**DIRECTION**
Pull every line with the word "full" out of the entries below.

[Records with drawing code]
# # # # # # #

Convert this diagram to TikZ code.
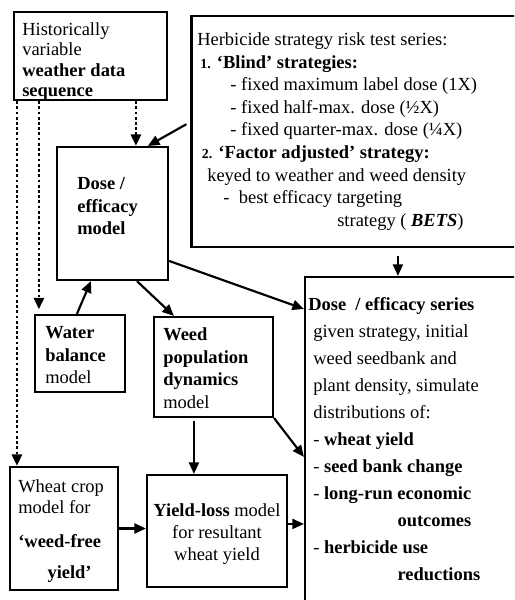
\documentclass[tikz,border=0pt]{standalone}
\usepackage{fontspec}
\setmainfont{Liberation Serif}
\usetikzlibrary{arrows.meta,calc,fit}

\tikzset{
  box/.style = {draw, line width=1.4pt, inner sep=0pt},
  txt/.style = {inner sep=0pt, anchor=north west, align=left, font=\fontsize{12}{#1}\selectfont},
  txt/.default = 14.6pt,
  arr/.style = {line width=1.4pt, -{Triangle[length=7.5pt,width=6.5pt]}},
  dotarr/.style = {arr, line width=1.8pt, dash pattern=on 1.8pt off 1.6pt},
}
\newcommand{\numlab}[1]{{\fontsize{9}{10}\selectfont\bfseries #1}}

\begin{document}
\begin{tikzpicture}[x=0.65pt, y=-0.65pt]
\useasboundingbox (0,0) rectangle (514,600);
\clip (0,0) rectangle (514,600);

% boxes
\node[box, fit={(14,12) (167,100)}] (weather) {};
\node[box, fit={(191.5,16) (540,247)}] (strategy) {};
\node[box, fit={(57,147) (168,280)}] (dose) {};
\node[box, fit={(305,277) (540,620)}] (results) {};
\node[box, fit={(35,315) (125,392)}] (water) {};
\node[box, fit={(154,317) (273,417)}] (weed) {};
\node[box, fit={(10,467) (118,590)}] (wheat) {};
\node[box, fit={(147,475) (287,587)}] (yield) {};

% texts
\node[txt=13.2pt] (weathertxt) at (22,22.4)
  {Historically\\variable\\\textbf{weather data}\\\textbf{sequence}};
\node[txt=14.7pt] (strategytxt) at (197,32.4)
  {Herbicide strategy risk test series:\\
   \hspace*{2pt}\numlab{1.} \textbf{‘Blind’ strategies:}\\
   \hspace*{21.5pt}- fixed maximum label dose (1X)\\
   \hspace*{21.5pt}- fixed half-max. dose (½X)\\
   \hspace*{21.5pt}- fixed quarter-max. dose (¼X)\\
   \hspace*{3pt}\numlab{2.} \textbf{‘Factor adjusted’ strategy:}\\
   \hspace*{6.5pt}keyed to weather and weed density\\
   \hspace*{17pt}-\ \ best efficacy targeting\\
   \hspace*{91pt}strategy ( \textbf{\textit{BETS}})};
\node[txt] (dosetxt) at (77,177.4)
  {\textbf{Dose /}\\\textbf{efficacy}\\\textbf{model}};
\node[txt] (watertxt) at (45,326.4)
  {\textbf{Water}\\\textbf{balance}\\model};
\node[txt=14.7pt] (weedtxt) at (163,327.4)
  {\textbf{Weed}\\\textbf{population}\\\textbf{dynamics}\\model};
\node[txt=13.65pt] (wheattxt) at (18,479.4)
  {Wheat crop\\model for\\[8.5pt]\textbf{‘weed-free}\\[6.5pt]\hspace*{19pt}\textbf{yield’}};
\node[txt=14.3pt, anchor=north, align=center] (yieldtxt) at (217,503.4)
  {\textbf{Yield-loss} model\\for resultant\\wheat yield};
\node[txt=17.55pt] (resultstxt) at (308,297.4)
  {\textbf{Dose\ \ / efficacy series}\\
   \hspace*{3.25pt}given strategy, initial\\
   \hspace*{3.25pt}weed seedbank and\\
   \hspace*{3.25pt}plant density, simulate\\
   \hspace*{3.25pt}distributions of:\\
   \hspace*{3.25pt}- \textbf{wheat yield}\\
   \hspace*{3.25pt}- \textbf{seed bank change}\\
   \hspace*{3.25pt}- \textbf{long-run economic}\\
   \hspace*{58pt}\textbf{outcomes}\\
   \hspace*{3.25pt}- \textbf{herbicide use}\\
   \hspace*{58pt}\textbf{reductions}};

% dotted weather links
\coordinate (wd) at ($(dose.north west)+(80,0)$);
\coordinate (wf) at ($(wheat.north west)+(8,0)$);
\coordinate (ww) at ($(water.north west)+(5,0)$);
\draw[dotarr] (weather.south -| wd) -- (wd);
\draw[dotarr] (weather.south -| wf) -- (wf);
\draw[dotarr, shorten >=3pt] (weather.south -| ww) -- (ww);

% solid links
\coordinate (sd) at ($(strategy.north west)+(0,107)$);
\coordinate (ds) at ($(dose.north west)+(92,0)$);
\draw[arr, shorten <=3pt] (sd) -- (ds);
\coordinate (sr) at ($(results.north west)+(94,0)$);
\draw[arr, shorten <=5pt] (strategy.south -| sr) -- (sr);
\coordinate (dr) at ($(dose.north east)+(0,115)$);
\coordinate (rd) at ($(results.north west)+(0,33)$);
\draw[arr] (dr) -- (rd);
\coordinate (wa) at ($(water.north west)+(43,0)$);
\coordinate (dw) at ($(dose.south west)+(35,0)$);
\draw[arr] (wa) -- (dw);
\coordinate (dwe) at ($(dose.south west)+(81,0)$);
\coordinate (wed) at ($(weed.north west)+(21,0)$);
\draw[arr] (dwe) -- (wed);
\coordinate (wy) at ($(yield.north west)+(48,0)$);
\draw[arr, shorten <=2pt] (weed.south -| wy) -- (wy);
\coordinate (rw) at ($(results.north west)+(0,181)$);
\draw[arr] (weed.south east) -- (rw);
\draw[arr] (wheat.east) -- (yield.west |- wheat.east);
\coordinate (yr) at ($(yield.north east)+(0,50)$);
\draw[arr] (yr) -- (results.west |- yr);
\end{tikzpicture}
\end{document}
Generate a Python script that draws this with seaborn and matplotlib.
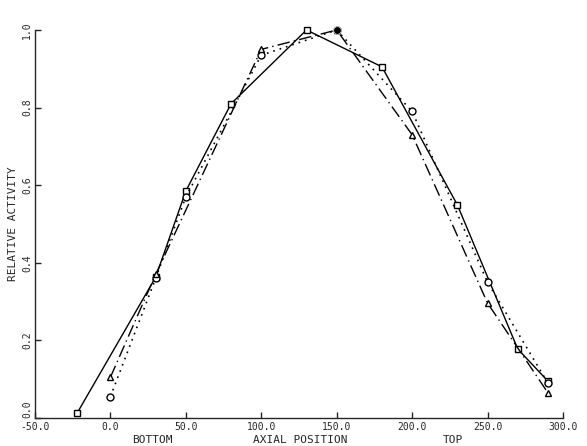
import matplotlib
matplotlib.use("Agg")
import matplotlib.pyplot as plt
import seaborn as sns

# axial activity profiles
sq_x = [-22, 30, 50, 80, 130, 180, 230, 270, 290]
sq_y = [0.013, 0.363, 0.585, 0.81, 1.0, 0.905, 0.549, 0.178, 0.095]

circ_x = [0, 30, 50, 100, 150, 200, 250, 290]
circ_y = [0.055, 0.36, 0.57, 0.935, 1.0, 0.79, 0.35, 0.09]

tri_x = [0, 30, 100, 150, 200, 250, 290]
tri_y = [0.105, 0.37, 0.95, 1.0, 0.73, 0.296, 0.065]

ref_x = [150]
ref_y = [1.0]

x_ticks = [-50, 0, 50, 100, 150, 200, 250, 300]
y_ticks = [0.0, 0.2, 0.4, 0.6, 0.8, 1.0]

sns.set_style("ticks")
plt.rcParams['font.family'] = ['DejaVu Sans Mono', 'DejaVu Sans']

fig = plt.figure(figsize=(5.87, 4.46), dpi=100)
ax = fig.add_axes([0.0596, 0.0628, 0.8995, 0.87])

mk = dict(ms=5, markerfacecolor='white', markeredgecolor='k', mew=1.0, clip_on=False)
sns.lineplot(x=sq_x, y=sq_y, ax=ax, color='k', lw=1.0, marker='s', sort=False, **mk)
sns.lineplot(x=circ_x, y=circ_y, ax=ax, color='k', lw=1.2, linestyle=(0, (1, 3)),
             marker='o', sort=False, **mk)
sns.lineplot(x=tri_x, y=tri_y, ax=ax, color='k', lw=1.0, linestyle=(0, (9, 3, 1, 3)),
             marker='^', sort=False, **mk)
sns.scatterplot(x=ref_x, y=ref_y, ax=ax, color='k', s=30, zorder=10, clip_on=False)

ax.set_xlim(-50, 300)
ax.set_ylim(0, 1.0)
ax.set_xticks(x_ticks)
ax.set_yticks(y_ticks)
ax.set_xticklabels([f"{v:.1f}" for v in x_ticks], fontsize=7)
ylabs = ax.set_yticklabels([f"{v:.1f}" for v in y_ticks], fontsize=7, rotation=90, va='center')
ylabs[0].set_va('bottom')
ax.tick_params(direction='in', length=4, width=1, pad=3)
ax.tick_params(axis='y', pad=2)
sns.despine(ax=ax)
for s in ['left', 'bottom']:
    ax.spines[s].set_linewidth(1.0)

ax.set_ylabel("RELATIVE ACTIVITY", fontsize=8, labelpad=3)
ax.set_xlabel("")

fig.text(152 / 587, 1 - 435 / 446, "BOTTOM", fontsize=8, ha='center', va='top')
fig.text(300 / 587, 1 - 435 / 446, "AXIAL POSITION", fontsize=8, ha='center', va='top')
fig.text(453 / 587, 1 - 435 / 446, "TOP", fontsize=8, ha='center', va='top')

fig.savefig("out.png", dpi=100)
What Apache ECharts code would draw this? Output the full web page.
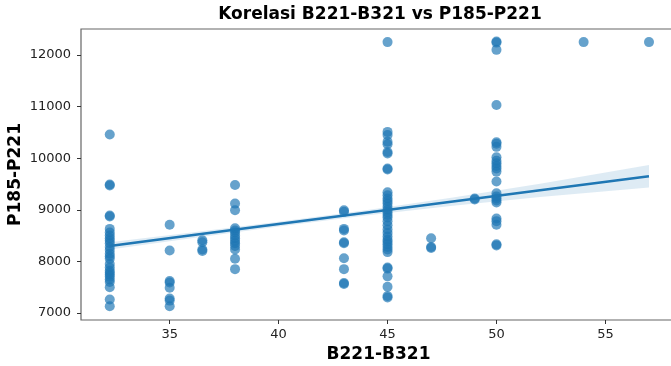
<!DOCTYPE html>
<html>
<head>
<meta charset="utf-8">
<script src="https://cdn.jsdelivr.net/npm/echarts@6/dist/echarts.min.js"></script>
<style>
html,body{margin:0;padding:0;background:#fff;}
#chart{width:671px;height:366px;}
</style>
</head>
<body>
<div id="chart"></div>
<script>
// nilai B221-B321 (kolom) dan P185-P221 per kolom
var colX = [32.25, 35, 36.5, 38, 43, 45, 47, 49, 50, 54, 57];
var colY = [
	[10460, 9490, 9470, 8890, 8870, 8630, 8560, 8500, 8450, 8400, 8350, 8280, 8220, 8150, 8100, 8050, 7950, 7880, 7820, 7780, 7740, 7700, 7650, 7600, 7500, 7260, 7130],
	[8710, 8210, 7620, 7590, 7490, 7280, 7240, 7130],
	[8410, 8370, 8230, 8200],
	[9480, 9120, 8990, 8640, 8600, 8560, 8500, 8450, 8400, 8350, 8300, 8230, 8050, 7850],
	[8990, 8960, 8630, 8600, 8370, 8350, 8060, 7850, 7580, 7560],
	[12250, 10510, 10450, 10320, 10270, 10120, 10090, 9800, 9780, 9340, 9280, 9220, 9170, 9120, 9060, 9000, 8950, 8900, 8850, 8780, 8700, 8620, 8550, 8480, 8420, 8380, 8330, 8280, 8230, 8180, 7880, 7860, 7710, 7510, 7330, 7300],
	[8450, 8280, 8260],
	[9220, 9200],
	[12260, 12240, 12100, 11030, 10310, 10280, 10220, 10020, 9950, 9900, 9850, 9800, 9740, 9550, 9320, 9260, 9220, 9180, 9140, 8830, 8780, 8710, 8330, 8310],
	[12250],
	[12250]
];
// garis regresi + interval kepercayaan
var fitX = [32.25, 36, 40, 44, 48, 52, 57];
var fitY = [8300, 8505, 8723, 8941, 9159, 9377, 9650];
var ciLow = [8230, 8450, 8678, 8891, 9079, 9247, 9430];
var ciHigh = [8370, 8560, 8768, 8991, 9239, 9507, 9870];
var xTicks = [35, 40, 45, 50, 55];
var yTicks = [7000, 8000, 9000, 10000, 11000, 12000];

var points = [];
for (var i = 0; i < colX.length; i++) {
	for (var j = 0; j < colY[i].length; j++) {
		points.push([colX[i], colY[i][j]]);
	}
}
var fitLine = [], band = [];
for (var k = 0; k < fitX.length; k++) {
	fitLine.push([fitX[k], fitY[k]]);
	band.push([fitX[k], ciLow[k], ciHigh[k]]);
}

var font = 'DejaVu Sans';
var option = {
	animation: false,
	title: {
		text: 'Korelasi B221-B321 vs P185-P221',
		left: 375, top: 1, textAlign: 'center',
		textStyle: {fontFamily: font, fontSize: 17, fontWeight: 'bold', color: '#000'}
	},
	grid: {
		left: 81, top: 29, right: -5, bottom: 46,
		show: true, borderColor: '#666', borderWidth: 1.2,
		outerBoundsMode: 'none'
	},
	xAxis: {
		type: 'value', min: 30.93, max: 58.24,
		name: 'B221-B321', nameLocation: 'middle', nameGap: 26,
		nameTextStyle: {fontFamily: font, fontSize: 17, fontWeight: 'bold', color: '#000'},
		axisLine: {show: false},
		splitLine: {show: false},
		axisTick: {show: true, customValues: xTicks, length: 4, lineStyle: {color: '#333'}},
		axisLabel: {customValues: xTicks, margin: 8, fontFamily: font, fontSize: 13, color: '#222'}
	},
	yAxis: {
		type: 'value', min: 6864, max: 12504,
		name: 'P185-P221', nameLocation: 'middle', nameGap: 57, nameMoveOverlap: false,
		nameTextStyle: {fontFamily: font, fontSize: 17, fontWeight: 'bold', color: '#000'},
		axisLine: {show: false},
		splitLine: {show: false},
		axisTick: {show: true, customValues: yTicks, length: 4, lineStyle: {color: '#333'}},
		axisLabel: {
			customValues: yTicks, margin: 10, fontFamily: font, fontSize: 13, color: '#222',
			formatter: function (v) { return String(v); }
		}
	},
	series: [
		{
			type: 'scatter',
			data: points,
			symbolSize: 10,
			itemStyle: {color: 'rgba(31,119,180,0.85)'},
			z: 2
		},
		{
			type: 'custom',
			data: band,
			z: 3,
			renderItem: function (params, api) {
				if (params.dataIndex !== 0) return;
				var pts = [];
				for (var a = 0; a < band.length; a++) pts.push(api.coord([band[a][0], band[a][2]]));
				for (var b = band.length - 1; b >= 0; b--) pts.push(api.coord([band[b][0], band[b][1]]));
				return {
					type: 'polygon',
					shape: {points: pts},
					style: {fill: 'rgba(31,119,180,0.15)', stroke: null}
				};
			}
		},
		{
			type: 'line',
			data: fitLine,
			showSymbol: false,
			lineStyle: {color: '#1f77b4', width: 2.5},
			z: 4
		}
	]
};
var mychart = echarts.init(document.getElementById('chart'));
mychart.setOption(option);
</script>
</body>
</html>
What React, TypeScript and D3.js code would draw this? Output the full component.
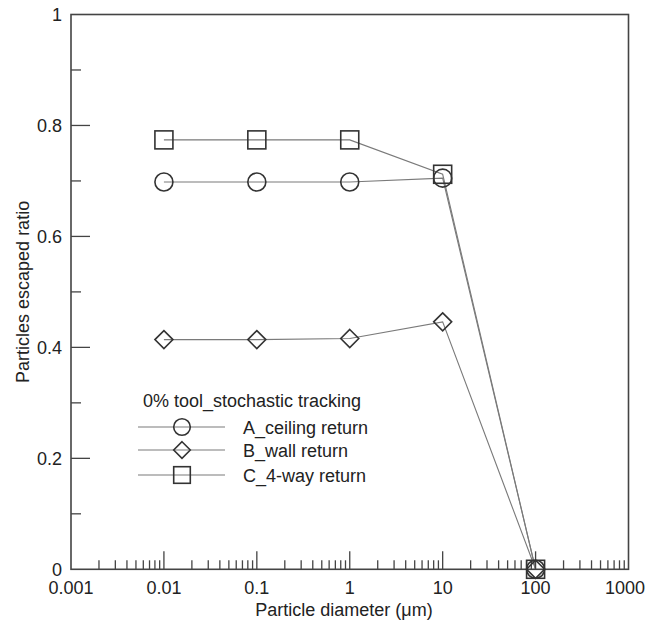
import React from "react";
import * as d3 from "d3";

const diameters = [0.01, 0.1, 1, 10, 100];
const ceilingReturn = [0.698, 0.698, 0.698, 0.705, 0];
const wallReturn = [0.414, 0.414, 0.416, 0.446, 0];
const fourWayReturn = [0.774, 0.774, 0.774, 0.712, 0];
const seriesNames = ["A_ceiling return", "B_wall return", "C_4-way return"];
const seriesShapes = ["circle", "diamond", "square"];
const xTickLabels = ["0.001", "0.01", "0.1", "1", "10", "100", "1000"];
const yTickLabels = ["0", "0.2", "0.4", "0.6", "0.8", "1"];
const legendTitle = "0% tool_stochastic tracking";

const W = 646;
const H = 626;
const L = 71;
const R = 628.5;
const T = 14.5;
const B = 569.3;
const FONT = "'Liberation Sans', Arial, Helvetica, sans-serif";

function Marker({ shape, x, y, s = 9 }: { shape: string; x: number; y: number; s?: number }) {
  const common = { fill: "none", stroke: "#333", strokeWidth: 1.6 };
  if (shape === "circle") return <circle cx={x} cy={y} r={s} {...common} />;
  if (shape === "square")
    return <rect x={x - s} y={y - s} width={2 * s} height={2 * s} {...common} />;
  return (
    <path
      d={`M${x},${y - s}L${x + s},${y}L${x},${y + s}L${x - s},${y}Z`}
      {...common}
    />
  );
}

export default function App() {
  const x = d3.scaleLog().domain([0.001, 1000]).range([L, R]);
  const y = d3.scaleLinear().domain([0, 1]).range([B, T]);
  const series = [ceilingReturn, wallReturn, fourWayReturn];
  const line = d3
    .line<[number, number]>()
    .x((d) => x(d[0]))
    .y((d) => y(d[1]));

  const majorX = xTickLabels.map((t) => +t);
  const minorX: number[] = [];
  for (let e = -3; e < 3; e++)
    for (let m = 2; m <= 9; m++) minorX.push(m * Math.pow(10, e));
  const majorY = yTickLabels.map((t) => +t);
  const minorY = [0.1, 0.3, 0.5, 0.7, 0.9];

  const legendRows = [427, 450, 475];
  const legX1 = 138;
  const legX2 = 225;
  const legMid = 182;

  return (
    <svg
      width={W}
      height={H}
      style={{ position: "absolute", left: 0, top: 0, background: "#fff" }}
      fontFamily={FONT}
    >
      <rect x={0} y={0} width={W} height={H} fill="#fff" />
      {/* data lines */}
      {series.map((vals, i) => (
        <path
          key={"l" + i}
          d={line(diameters.map((d, j) => [d, vals[j]]) as [number, number][]) || ""}
          fill="none"
          stroke="#7a7a7a"
          strokeWidth={1.1}
        />
      ))}
      {/* ticks */}
      {majorX.slice(1, -1).map((v) => (
        <line key={"mx" + v} x1={x(v)} x2={x(v)} y1={B} y2={B - 18} stroke="#444" strokeWidth={1.3} />
      ))}
      {minorX.map((v, i) => (
        <line key={"nx" + i} x1={x(v)} x2={x(v)} y1={B} y2={B - 9} stroke="#444" strokeWidth={1.3} />
      ))}
      {majorY.slice(1, -1).map((v) => (
        <line key={"my" + v} x1={L} x2={L + 19} y1={y(v)} y2={y(v)} stroke="#444" strokeWidth={1.3} />
      ))}
      {minorY.map((v) => (
        <line key={"ny" + v} x1={L} x2={L + 10} y1={y(v)} y2={y(v)} stroke="#444" strokeWidth={1.3} />
      ))}
      {/* frame */}
      <rect x={L} y={T} width={R - L} height={B - T} fill="none" stroke="#444" strokeWidth={1.6} />
      {/* markers */}
      {series.map((vals, i) =>
        diameters.map((d, j) => (
          <Marker key={"m" + i + "-" + j} shape={seriesShapes[i]} x={x(d)} y={y(vals[j])} />
        ))
      )}
      {/* tick labels */}
      {xTickLabels.map((t, i) => {
        const last = i === xTickLabels.length - 1;
        return (
          <text
            key={"xt" + t}
            x={last ? W - 1 : x(+t)}
            y={594}
            textAnchor={last ? "end" : "middle"}
            fontSize={18}
            fill="#222"
          >
            {t}
          </text>
        );
      })}
      {yTickLabels.map((t) => (
        <text key={"yt" + t} x={62} y={y(+t) + 6.5} textAnchor="end" fontSize={18} fill="#222">
          {t}
        </text>
      ))}
      {/* axis titles */}
      <text x={344} y={616} textAnchor="middle" fontSize={18} fill="#222">
        Particle diameter (μm)
      </text>
      <text
        transform={`translate(29,${(T + B) / 2}) rotate(-90)`}
        textAnchor="middle"
        fontSize={18}
        fill="#222"
      >
        Particles escaped ratio
      </text>
      {/* legend */}
      <text x={143} y={407} fontSize={18} fill="#222">
        {legendTitle}
      </text>
      {seriesNames.map((name, i) => (
        <g key={"lg" + i}>
          <line x1={legX1} x2={legX2} y1={legendRows[i]} y2={legendRows[i]} stroke="#7a7a7a" strokeWidth={1.1} />
          <Marker shape={seriesShapes[i]} x={legMid} y={legendRows[i]} s={8.3} />
          <text x={243} y={legendRows[i] + 6.5} fontSize={18} fill="#222">
            {name}
          </text>
        </g>
      ))}
    </svg>
  );
}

# # # # # # #

**RESPONSE TO THE EXERCISE**
What Apache ECharts code would draw this? Output the full web page.
What React, TypeScript and D3.js code would draw this? Output the full component.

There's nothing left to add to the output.